Clinical features of CVA vary with the artery affected ( and , Consequently, the portion of the brain it supplies ), the severity of damage, and the extent of collateral circulation that develops to help the brain compensate for decreased blood supply. If CVA occurs in the left hemisphere, it produces symptoms on the right side; if in the right hemisphere, symptoms are on the left side. However, a CVA that causes cranial nerve damage produces signs of cranial nerve dysfunction on the same side as the hemorrhage. Usually the symptoms are classified according to the artery affected. It can also be classified as premonitory, generalized, and focal.

Middle cerebral artery: This type of CVA may cause aphasia ( loss of the power of expression of speech, writing, or signs or of comprehending spoken or written language) , dysphasia ( impairment of speech), visual field cuts, and hemiparesis on the affected side ( more severe in the face and arm than in the leg ).

Carotid artery: The patient may experience weakness, paralysis, numbness, sensory changes, visual disturbances on the affected side, altered level of consciousness, bruits, headaches, aphasia, and ptosis ( paralytic drooping of the upper eyelid ).

Vertebrobasilar artery: patients may experience weakness on the affected side, numbness around the lips and mouth, visual field cuts, diplopia ( the preception of two images of a single object ), poor coordination, dysphagia, slurred speech, dizziness, amnesia, and failure of muscular coordination (ataxia).

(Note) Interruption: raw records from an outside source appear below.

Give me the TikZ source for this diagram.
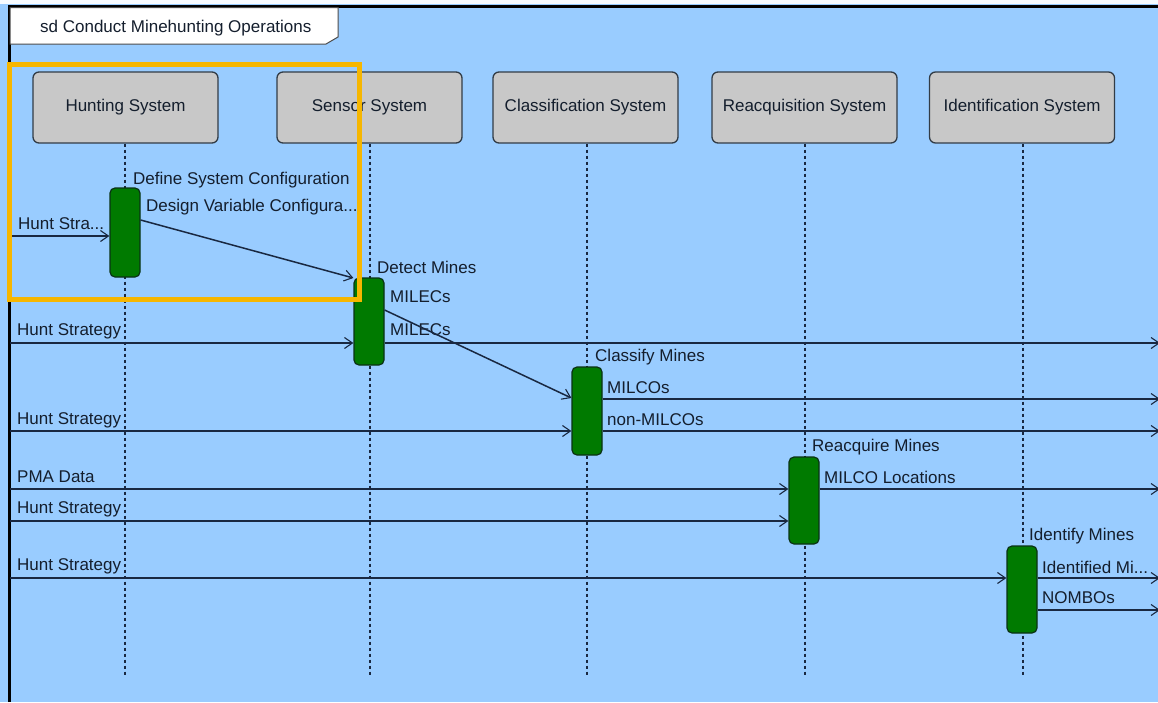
\documentclass[tikz,border=0pt]{standalone}
\usepackage{fontspec}
\setmainfont{Liberation Sans}
\usetikzlibrary{arrows.meta}
\definecolor{bgblue}{RGB}{153,204,255}
\definecolor{headgrey}{RGB}{200,200,200}
\definecolor{headline}{RGB}{50,60,70}
\definecolor{actgreen}{RGB}{0,122,0}
\definecolor{actline}{RGB}{10,50,20}
\definecolor{msgcol}{RGB}{25,40,65}
\definecolor{txtcol}{RGB}{20,30,45}
\definecolor{gold}{RGB}{246,182,0}
\tikzset{
  lifehead/.style={draw=headline, line width=1.3pt, fill=headgrey, rounded corners=6pt,
    minimum width=185pt, minimum height=71pt, inner sep=0pt, font=\fontsize{17}{19}\selectfont, text=txtcol},
  lifeline/.style={draw=msgcol, line width=1.3pt, dash pattern=on 3pt off 3pt},
  actbar/.style={draw=actline, line width=1.2pt, fill=actgreen, rounded corners=5pt,
    minimum width=30pt, inner sep=0pt},
  msg/.style={draw=msgcol, line width=1.5pt, -{Straight Barb[length=8pt,width=11pt,line width=1.1pt]}},
  lbl/.style={anchor=west, inner sep=0pt, font=\fontsize{17}{19}\selectfont, text=txtcol},
}
\begin{document}
\begin{tikzpicture}[x=1pt,y=-1pt]
\useasboundingbox (0,0) rectangle (1158,702);
\fill[bgblue] (0,0) rectangle (1158,702);
\fill[white!92!bgblue] (0,0) rectangle (1158,3.5);
% frame
\draw[black, line width=3pt] (9,702) -- (9,6) -- (1158,6);
\draw[fill=white, draw=black!70, line width=1pt] (10,7.5) -- (338,7.5) -- (338,37) -- (326,44) -- (10,44) -- cycle;
\node[lbl] (title) at (40,28) {sd Conduct Minehunting Operations};
% lifeline heads
\node[lifehead] (hs) at (125.5,107.5) {Hunting System};
\node[lifehead] (ss) at (369.5,107.5) {Sensor System};
\node[lifehead] (cs) at (585.5,107.5) {Classification System};
\node[lifehead] (rs) at (804.5,107.5) {Reacquisition System};
\node[lifehead] (is) at (1022,107.5) {Identification System};
% lifeline ends
\coordinate (hend) at (125,677);
\coordinate (send) at (370,677);
\coordinate (cend) at (587,677);
\coordinate (rend) at (805,677);
\coordinate (iend) at (1023,677);
\draw[lifeline] (hs.south -| hend) -- (hend);
\draw[lifeline] (ss.south -| send) -- (send);
\draw[lifeline] (cs.south -| cend) -- (cend);
\draw[lifeline] (rs.south -| rend) -- (rend);
\draw[lifeline] (is.south -| iend) -- (iend);
% activation bars
\node[actbar, minimum height=89pt] (hb) at (125,232.5) {};
\node[actbar, minimum height=87pt] (sb) at (369,321.5) {};
\node[actbar, minimum height=88pt] (cb) at (587,411) {};
\node[actbar, minimum height=87pt] (rb) at (804,500.5) {};
\node[actbar, minimum height=87pt] (ib) at (1022,589.5) {};
% frame-edge gates
\coordinate (g1) at (10,236);
\coordinate (g2) at (10,343);
\coordinate (g3) at (10,431);
\coordinate (g4) at (10,489);
\coordinate (g5) at (10,521);
\coordinate (g6) at (10,578);
\coordinate (o1) at (1160,343);
\coordinate (o2) at (1160,399);
\coordinate (o3) at (1160,431);
\coordinate (o4) at (1160,489);
\coordinate (o5) at (1160,578);
\coordinate (o6) at (1160,610);
% messages
\draw[msg] (g1) -- (hb.west |- g1);
\node[lbl] (l1) at (18,224) {Hunt Stra...};
\node[lbl] (l2) at (133,180) {Define System Configuration};
\node[lbl] (l3) at (146,207) {Design Variable Configura...};
\draw[msg] (hb.east |- 0,220) -- (sb.west |- 0,278);
\node[lbl] (l4) at (377,267) {Detect Mines};
\node[lbl] (l5) at (390,297) {MILECs};
\node[lbl] (l6) at (390,330) {MILECs};
\node[lbl] (l7) at (17,331) {Hunt Strategy};
\draw[msg] (g2) -- (sb.west |- g2);
\draw[msg] (sb.east |- o1) -- (o1);
\draw[msg] (sb.east |- 0,310) -- (cb.west |- 0,398);
\node[lbl] (l8) at (595,357) {Classify Mines};
\node[lbl] (l9) at (607,388) {MILCOs};
\node[lbl] (l10) at (607,420) {non-MILCOs};
\node[lbl] (l11) at (17,420) {Hunt Strategy};
\draw[msg] (g3) -- (cb.west |- g3);
\draw[msg] (cb.east |- o2) -- (o2);
\draw[msg] (cb.east |- o3) -- (o3);
\node[lbl] (l12) at (812,447) {Reacquire Mines};
\node[lbl] (l13) at (824,477) {MILCO Locations};
\node[lbl] (l14) at (17,477) {PMA Data};
\node[lbl] (l15) at (17,509) {Hunt Strategy};
\draw[msg] (g4) -- (rb.west |- g4);
\draw[msg] (g5) -- (rb.west |- g5);
\draw[msg] (rb.east |- o4) -- (o4);
\node[lbl] (l16) at (1029,536) {Identify Mines};
\node[lbl] (l17) at (1042,567) {Identified Mi...};
\node[lbl] (l18) at (1042,598) {NOMBOs};
\node[lbl] (l19) at (17,566) {Hunt Strategy};
\draw[msg] (g6) -- (ib.west |- g6);
\draw[msg] (ib.east |- o5) -- (o5);
\draw[msg] (ib.east |- o6) -- (o6);
% highlight
\draw[gold, line width=5.5pt] (9.5,64.5) rectangle (359.5,299.5);
\end{tikzpicture}
\end{document}
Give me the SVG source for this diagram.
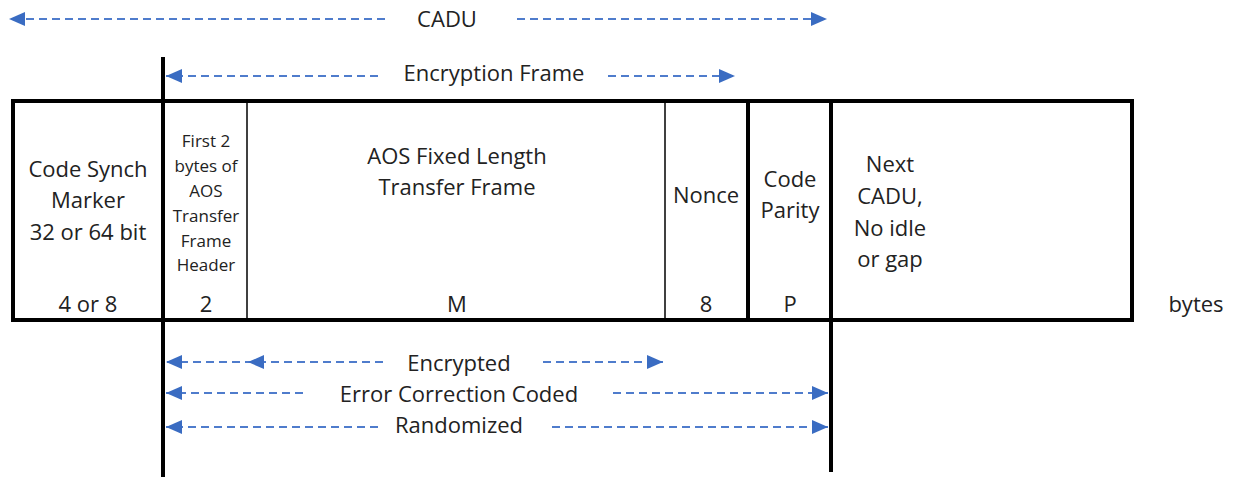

Anterior cerebral artery: This type of stroke can cause confusion, weakness and numbness on the affected side ( especially in the leg ), incontinence, loss of coordination, impaired motor and sensory functions, and may have personality changes.

Posterior cerebral arteries: Paralysis usually doesn't occur. Patient may experience visual field cuts, sensory impairment, dyslexia, coma, and cortical blindness.

Diagnostic tests: CT scan shows evidence of thrombotic or hemorrhagic stroke, tumor, or hydrocephalus. Brain scan show ischemic areas but may not be positive for up to 2 weeks after the CVA. Other tests includes; lumbar puncture, ophthalmoscopy, angiography, EEG, and lab studies.

Treatment:

Medication useful in CVA include: anticonvulsants to treat seizures, stool softeners, to avoid straining, which increases ICP ( intracranial - pressure ), corticosteroids, to minimize associated cerebral edema, analgesics to relieve headache that may follow hemorrhagic CVA. Usually aspirin is contraindicated in hemorrhagic CVA because it increases bleeding tendencies, but it may be useful in preventing TIAs.

Surgery to improve cerebral circulation for patients with thrombotic or embolic CVA includes; endarterectomy ( removal of atherosclerotic plaques from inner arterial wall), or microvascular bypass ( extracranial vessel is surgically anastomosed to an intracranial vessel ).